◆ WHAT IS BEING ASKED ◆
Give the lines of the material verbatim, from the first line to the line with "781.7, 790.2, 798.8, 807.3, 815.9, 824.4, 832.9, 841.5]", including both.

◆ DATA SHOWN ◆
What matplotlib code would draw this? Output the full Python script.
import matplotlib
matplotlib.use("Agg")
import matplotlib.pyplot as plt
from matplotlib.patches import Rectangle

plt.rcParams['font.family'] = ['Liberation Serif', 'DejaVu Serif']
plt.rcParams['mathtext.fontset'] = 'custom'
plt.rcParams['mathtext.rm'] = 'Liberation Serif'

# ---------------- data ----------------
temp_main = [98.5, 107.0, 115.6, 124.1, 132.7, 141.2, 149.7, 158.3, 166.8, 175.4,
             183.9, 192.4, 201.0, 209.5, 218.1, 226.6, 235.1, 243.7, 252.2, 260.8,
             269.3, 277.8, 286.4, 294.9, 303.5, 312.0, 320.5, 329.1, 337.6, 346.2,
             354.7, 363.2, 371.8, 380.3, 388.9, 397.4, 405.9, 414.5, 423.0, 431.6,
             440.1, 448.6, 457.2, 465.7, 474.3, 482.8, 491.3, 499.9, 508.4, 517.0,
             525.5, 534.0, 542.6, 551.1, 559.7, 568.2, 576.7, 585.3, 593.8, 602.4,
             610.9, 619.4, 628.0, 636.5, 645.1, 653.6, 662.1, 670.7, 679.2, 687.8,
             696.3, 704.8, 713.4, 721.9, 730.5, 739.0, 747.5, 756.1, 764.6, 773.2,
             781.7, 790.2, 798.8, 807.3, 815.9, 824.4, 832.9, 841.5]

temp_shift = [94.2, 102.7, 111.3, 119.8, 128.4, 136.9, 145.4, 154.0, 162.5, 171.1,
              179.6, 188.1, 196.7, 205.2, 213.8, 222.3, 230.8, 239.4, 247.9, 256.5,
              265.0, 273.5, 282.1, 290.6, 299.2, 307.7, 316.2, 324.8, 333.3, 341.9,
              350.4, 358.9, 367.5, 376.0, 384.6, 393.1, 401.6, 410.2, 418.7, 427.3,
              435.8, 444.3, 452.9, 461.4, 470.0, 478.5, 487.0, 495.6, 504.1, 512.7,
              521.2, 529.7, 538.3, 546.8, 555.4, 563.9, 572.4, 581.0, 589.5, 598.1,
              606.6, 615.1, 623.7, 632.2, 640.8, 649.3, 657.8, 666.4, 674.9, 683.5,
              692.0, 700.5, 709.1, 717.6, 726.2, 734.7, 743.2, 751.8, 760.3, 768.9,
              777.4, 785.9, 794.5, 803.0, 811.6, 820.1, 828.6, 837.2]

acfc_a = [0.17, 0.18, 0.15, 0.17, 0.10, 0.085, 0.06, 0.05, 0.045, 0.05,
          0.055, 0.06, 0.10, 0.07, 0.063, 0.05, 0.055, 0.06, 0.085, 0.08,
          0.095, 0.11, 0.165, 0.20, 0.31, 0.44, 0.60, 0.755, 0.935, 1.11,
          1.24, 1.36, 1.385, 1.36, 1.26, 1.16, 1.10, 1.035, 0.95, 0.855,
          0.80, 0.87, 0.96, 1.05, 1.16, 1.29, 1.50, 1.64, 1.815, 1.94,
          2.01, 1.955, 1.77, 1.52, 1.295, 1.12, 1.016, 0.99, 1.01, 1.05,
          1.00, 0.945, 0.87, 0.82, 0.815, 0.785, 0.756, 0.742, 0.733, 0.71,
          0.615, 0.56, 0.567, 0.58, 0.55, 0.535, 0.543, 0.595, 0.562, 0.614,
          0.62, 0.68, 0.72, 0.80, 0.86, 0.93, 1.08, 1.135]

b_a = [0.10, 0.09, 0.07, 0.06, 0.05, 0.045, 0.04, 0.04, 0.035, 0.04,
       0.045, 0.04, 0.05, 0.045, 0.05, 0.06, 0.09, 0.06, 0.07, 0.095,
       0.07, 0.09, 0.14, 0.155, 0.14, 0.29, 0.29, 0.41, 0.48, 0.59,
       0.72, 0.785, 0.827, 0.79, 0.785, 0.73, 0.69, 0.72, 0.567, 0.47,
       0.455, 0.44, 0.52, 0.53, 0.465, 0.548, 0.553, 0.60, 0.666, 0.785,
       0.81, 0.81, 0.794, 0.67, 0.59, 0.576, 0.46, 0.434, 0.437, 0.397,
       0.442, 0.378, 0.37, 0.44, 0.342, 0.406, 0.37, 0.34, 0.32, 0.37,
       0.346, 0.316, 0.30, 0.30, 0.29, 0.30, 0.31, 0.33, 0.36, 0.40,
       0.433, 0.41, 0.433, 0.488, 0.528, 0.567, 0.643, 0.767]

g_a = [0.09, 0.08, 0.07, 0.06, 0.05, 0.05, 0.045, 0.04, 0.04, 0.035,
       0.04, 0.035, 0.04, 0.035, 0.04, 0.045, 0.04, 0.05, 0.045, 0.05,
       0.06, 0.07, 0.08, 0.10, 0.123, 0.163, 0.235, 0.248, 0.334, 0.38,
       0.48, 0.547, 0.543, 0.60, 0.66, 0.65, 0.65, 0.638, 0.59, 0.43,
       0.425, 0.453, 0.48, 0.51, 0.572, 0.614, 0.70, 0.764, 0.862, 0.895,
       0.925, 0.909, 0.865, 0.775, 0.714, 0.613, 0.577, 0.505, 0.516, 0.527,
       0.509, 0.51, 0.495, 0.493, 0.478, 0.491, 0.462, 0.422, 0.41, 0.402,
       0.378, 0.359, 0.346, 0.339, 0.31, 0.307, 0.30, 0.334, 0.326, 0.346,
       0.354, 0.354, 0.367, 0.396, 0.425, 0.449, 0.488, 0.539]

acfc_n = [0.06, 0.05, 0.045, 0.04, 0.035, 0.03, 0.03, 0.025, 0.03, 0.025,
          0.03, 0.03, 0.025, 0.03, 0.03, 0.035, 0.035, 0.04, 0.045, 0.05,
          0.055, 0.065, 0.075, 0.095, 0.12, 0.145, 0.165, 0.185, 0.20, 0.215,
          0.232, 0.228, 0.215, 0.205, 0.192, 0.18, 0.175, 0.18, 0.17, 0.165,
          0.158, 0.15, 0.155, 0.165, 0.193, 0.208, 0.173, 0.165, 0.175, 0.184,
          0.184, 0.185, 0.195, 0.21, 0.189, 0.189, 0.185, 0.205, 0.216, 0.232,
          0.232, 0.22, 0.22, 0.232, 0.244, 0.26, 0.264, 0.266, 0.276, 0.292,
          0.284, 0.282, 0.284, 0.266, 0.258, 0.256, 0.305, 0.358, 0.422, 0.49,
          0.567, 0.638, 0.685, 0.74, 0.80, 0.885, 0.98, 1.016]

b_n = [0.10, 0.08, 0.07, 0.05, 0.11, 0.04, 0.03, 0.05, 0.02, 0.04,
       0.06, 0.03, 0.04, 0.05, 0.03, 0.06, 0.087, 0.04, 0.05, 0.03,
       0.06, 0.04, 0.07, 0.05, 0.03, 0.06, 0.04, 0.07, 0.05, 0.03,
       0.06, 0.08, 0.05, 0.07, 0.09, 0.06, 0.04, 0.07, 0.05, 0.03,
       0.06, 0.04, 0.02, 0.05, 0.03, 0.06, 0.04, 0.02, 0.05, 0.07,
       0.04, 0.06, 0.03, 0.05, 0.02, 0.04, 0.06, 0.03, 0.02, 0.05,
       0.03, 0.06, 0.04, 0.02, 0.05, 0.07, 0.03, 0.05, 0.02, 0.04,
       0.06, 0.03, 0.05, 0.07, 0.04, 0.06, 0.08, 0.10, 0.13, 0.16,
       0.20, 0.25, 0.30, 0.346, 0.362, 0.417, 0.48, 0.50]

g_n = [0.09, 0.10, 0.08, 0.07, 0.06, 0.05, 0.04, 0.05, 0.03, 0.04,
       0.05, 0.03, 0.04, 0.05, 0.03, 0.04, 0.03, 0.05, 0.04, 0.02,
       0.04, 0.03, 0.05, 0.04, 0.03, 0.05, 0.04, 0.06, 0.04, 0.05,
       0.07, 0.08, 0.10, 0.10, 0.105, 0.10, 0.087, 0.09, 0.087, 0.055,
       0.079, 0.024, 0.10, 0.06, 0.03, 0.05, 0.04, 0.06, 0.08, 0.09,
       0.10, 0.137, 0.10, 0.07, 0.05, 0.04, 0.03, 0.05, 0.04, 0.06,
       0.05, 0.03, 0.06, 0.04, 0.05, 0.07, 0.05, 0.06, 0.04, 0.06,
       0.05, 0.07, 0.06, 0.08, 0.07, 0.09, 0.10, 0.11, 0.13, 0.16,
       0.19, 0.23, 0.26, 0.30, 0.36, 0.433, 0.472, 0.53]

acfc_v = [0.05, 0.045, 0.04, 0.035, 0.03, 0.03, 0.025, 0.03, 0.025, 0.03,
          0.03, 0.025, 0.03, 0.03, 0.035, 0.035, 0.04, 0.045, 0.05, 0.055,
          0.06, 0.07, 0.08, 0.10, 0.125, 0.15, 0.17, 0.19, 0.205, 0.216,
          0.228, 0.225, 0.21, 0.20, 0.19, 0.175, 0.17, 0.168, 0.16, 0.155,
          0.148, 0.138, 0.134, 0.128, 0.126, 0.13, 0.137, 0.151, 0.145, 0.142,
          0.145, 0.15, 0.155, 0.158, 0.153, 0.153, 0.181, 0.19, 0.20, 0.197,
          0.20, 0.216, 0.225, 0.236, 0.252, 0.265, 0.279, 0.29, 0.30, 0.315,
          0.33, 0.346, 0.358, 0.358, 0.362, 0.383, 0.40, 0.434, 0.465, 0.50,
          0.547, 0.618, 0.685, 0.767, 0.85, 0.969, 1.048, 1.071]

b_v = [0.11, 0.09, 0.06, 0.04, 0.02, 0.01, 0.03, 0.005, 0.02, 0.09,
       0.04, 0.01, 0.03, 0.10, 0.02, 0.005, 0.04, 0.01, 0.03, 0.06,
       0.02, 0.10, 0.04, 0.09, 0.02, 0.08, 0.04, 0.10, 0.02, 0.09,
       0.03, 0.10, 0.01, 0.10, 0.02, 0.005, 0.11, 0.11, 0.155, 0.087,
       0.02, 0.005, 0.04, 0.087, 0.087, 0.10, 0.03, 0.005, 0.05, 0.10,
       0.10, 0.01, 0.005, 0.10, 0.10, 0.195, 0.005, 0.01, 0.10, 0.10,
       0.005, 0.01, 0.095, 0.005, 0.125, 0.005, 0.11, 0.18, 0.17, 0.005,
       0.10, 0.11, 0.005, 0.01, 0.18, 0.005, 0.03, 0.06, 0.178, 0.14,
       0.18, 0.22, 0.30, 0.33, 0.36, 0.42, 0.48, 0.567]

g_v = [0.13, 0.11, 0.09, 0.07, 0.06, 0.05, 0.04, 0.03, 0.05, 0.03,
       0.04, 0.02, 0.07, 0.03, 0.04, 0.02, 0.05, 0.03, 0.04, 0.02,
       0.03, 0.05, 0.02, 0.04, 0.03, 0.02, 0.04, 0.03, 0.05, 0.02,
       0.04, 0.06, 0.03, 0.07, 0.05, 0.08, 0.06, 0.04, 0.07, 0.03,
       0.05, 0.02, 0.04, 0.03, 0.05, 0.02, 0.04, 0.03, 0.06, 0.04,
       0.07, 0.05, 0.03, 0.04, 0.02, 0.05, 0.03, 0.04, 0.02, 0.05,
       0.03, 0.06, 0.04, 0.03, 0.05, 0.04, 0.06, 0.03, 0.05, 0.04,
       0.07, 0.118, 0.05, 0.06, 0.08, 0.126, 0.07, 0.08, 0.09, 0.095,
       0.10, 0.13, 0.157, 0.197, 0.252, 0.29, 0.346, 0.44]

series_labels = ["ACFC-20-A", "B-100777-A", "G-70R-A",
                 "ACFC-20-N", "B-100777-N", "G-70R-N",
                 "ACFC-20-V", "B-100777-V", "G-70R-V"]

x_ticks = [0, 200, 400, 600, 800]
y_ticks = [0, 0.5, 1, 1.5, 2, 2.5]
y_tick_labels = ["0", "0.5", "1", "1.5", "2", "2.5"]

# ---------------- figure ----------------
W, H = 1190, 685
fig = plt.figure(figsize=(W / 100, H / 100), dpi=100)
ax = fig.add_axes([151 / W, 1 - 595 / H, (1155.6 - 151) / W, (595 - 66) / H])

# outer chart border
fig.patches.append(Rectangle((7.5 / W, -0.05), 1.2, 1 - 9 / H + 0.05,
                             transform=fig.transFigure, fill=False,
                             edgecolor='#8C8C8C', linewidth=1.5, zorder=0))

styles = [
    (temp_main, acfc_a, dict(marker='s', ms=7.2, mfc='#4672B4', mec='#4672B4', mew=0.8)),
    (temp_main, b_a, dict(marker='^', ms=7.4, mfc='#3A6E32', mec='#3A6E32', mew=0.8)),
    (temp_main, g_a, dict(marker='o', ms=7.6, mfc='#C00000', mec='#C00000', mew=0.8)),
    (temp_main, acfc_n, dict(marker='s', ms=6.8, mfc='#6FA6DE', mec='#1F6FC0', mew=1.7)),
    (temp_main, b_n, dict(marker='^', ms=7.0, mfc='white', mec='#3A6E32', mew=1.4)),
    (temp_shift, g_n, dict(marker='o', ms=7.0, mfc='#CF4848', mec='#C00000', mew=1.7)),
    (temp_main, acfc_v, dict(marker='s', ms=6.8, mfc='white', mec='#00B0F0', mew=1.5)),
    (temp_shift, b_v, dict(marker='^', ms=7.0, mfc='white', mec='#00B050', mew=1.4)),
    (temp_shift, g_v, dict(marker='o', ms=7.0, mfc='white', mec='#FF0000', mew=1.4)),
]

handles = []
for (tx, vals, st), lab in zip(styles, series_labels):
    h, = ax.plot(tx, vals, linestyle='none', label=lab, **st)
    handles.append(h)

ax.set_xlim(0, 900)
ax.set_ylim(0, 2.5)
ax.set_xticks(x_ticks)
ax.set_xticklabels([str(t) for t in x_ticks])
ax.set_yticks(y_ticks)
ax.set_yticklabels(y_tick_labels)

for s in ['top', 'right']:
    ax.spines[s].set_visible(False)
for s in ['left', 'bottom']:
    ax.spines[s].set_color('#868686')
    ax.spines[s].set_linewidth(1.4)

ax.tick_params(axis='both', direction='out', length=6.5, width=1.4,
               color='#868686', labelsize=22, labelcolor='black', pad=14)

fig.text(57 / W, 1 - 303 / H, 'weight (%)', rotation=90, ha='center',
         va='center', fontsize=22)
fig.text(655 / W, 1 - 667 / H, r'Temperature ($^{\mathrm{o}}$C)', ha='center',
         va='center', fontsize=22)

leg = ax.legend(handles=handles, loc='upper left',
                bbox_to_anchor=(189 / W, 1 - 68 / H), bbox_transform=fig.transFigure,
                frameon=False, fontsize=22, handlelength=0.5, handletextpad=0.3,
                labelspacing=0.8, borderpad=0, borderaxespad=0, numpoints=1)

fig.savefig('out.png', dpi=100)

◆ RESPONSE TO THE TASK ◆
What matplotlib code would draw this? Output the full Python script.
import matplotlib
matplotlib.use("Agg")
import matplotlib.pyplot as plt
from matplotlib.patches import Rectangle

plt.rcParams['font.family'] = ['Liberation Serif', 'DejaVu Serif']
plt.rcParams['mathtext.fontset'] = 'custom'
plt.rcParams['mathtext.rm'] = 'Liberation Serif'

# ---------------- data ----------------
temp_main = [98.5, 107.0, 115.6, 124.1, 132.7, 141.2, 149.7, 158.3, 166.8, 175.4,
             183.9, 192.4, 201.0, 209.5, 218.1, 226.6, 235.1, 243.7, 252.2, 260.8,
             269.3, 277.8, 286.4, 294.9, 303.5, 312.0, 320.5, 329.1, 337.6, 346.2,
             354.7, 363.2, 371.8, 380.3, 388.9, 397.4, 405.9, 414.5, 423.0, 431.6,
             440.1, 448.6, 457.2, 465.7, 474.3, 482.8, 491.3, 499.9, 508.4, 517.0,
             525.5, 534.0, 542.6, 551.1, 559.7, 568.2, 576.7, 585.3, 593.8, 602.4,
             610.9, 619.4, 628.0, 636.5, 645.1, 653.6, 662.1, 670.7, 679.2, 687.8,
             696.3, 704.8, 713.4, 721.9, 730.5, 739.0, 747.5, 756.1, 764.6, 773.2,
             781.7, 790.2, 798.8, 807.3, 815.9, 824.4, 832.9, 841.5]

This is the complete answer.